Tips for Flying with a Baby


Even if you can fly with a newborn baby, it doesn’t mean that you should.

Most experts advise limiting newborn’s exposure to large groups of people so that they don’t get sick.

Flying with a baby onto an airplane (or more than just one) exposes your baby to viral illness and other infections. This exposure is the main issue to consider when you travel with a baby, especially by air.

Traveling by bus or train would also expose your baby to many unfamiliar people and diseases.


If you travel with a baby by air it is mostly for a long time. That is why it requires plenty of preparation to ensure your baby is not only comfortable but safe during and after the flight.

Before you plan your baby’s first trip, it is a good idea to talk to the doctor to be sure that it is safe.
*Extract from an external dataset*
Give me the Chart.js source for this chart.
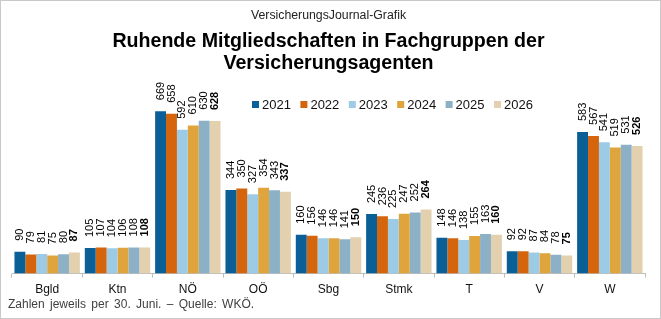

Check with the carrier that you are using. Each airline has its own policy. For example, some airlines allow babies as young as two days old to fly, but babies one week old and younger must have a medical form completed by a physician.

Before you fly with a baby:

  • Get pediatrician’s opinion
  • Bring baby’s birth certificate (proof of age)
  • Be prepared for everything – delay, diaper disasters, illnesses

What to pack

Definitely be minimalist while you flying with a baby. Babies don’t need as much as we think and that certainly goes for a newborn baby. Pack into small cloth bags, so it’s nice and easy and saves space.

Keep your baby’s diapers, wipes, changing mat, bottom cream, wet bag, empty plastic bag for used wipes or solid diapers, and plenty of non-noisy toys that won’t disturb other passengers in one bag which you’ll take into the plane. Have a separate small bag only for clothes. For newborn always had a spare vest and two outfits, plus two blankets that were warm but also folded up small.

Also have a small case with a thermometer, baby analgesia, an aspirin, a balm and any baby medication.

During flight

Cabin pressure – encourage swallowing during takeoff and landing. You can do this by breastfeeding or by using a bottle or pacifier.

Dehydration – happens much more quickly in babies than adults. Take extra effort to keep your baby well hydrated.

Changing diapers – the toilet is very small for changing diapers. Speak with the flight attendant, some of whom may allow you to use their jump seat or provide you floor space near the galley or bulkhead.

Warm food – a flight attendant is usually happy to heat a bottle for you. But check the temperature as the galley system can often make liquids very hot.

Sick people – make a point of avoiding anyone who seems sick or is sneezing or coughing. Wash your hands regularly and use your waterless hand cleanser.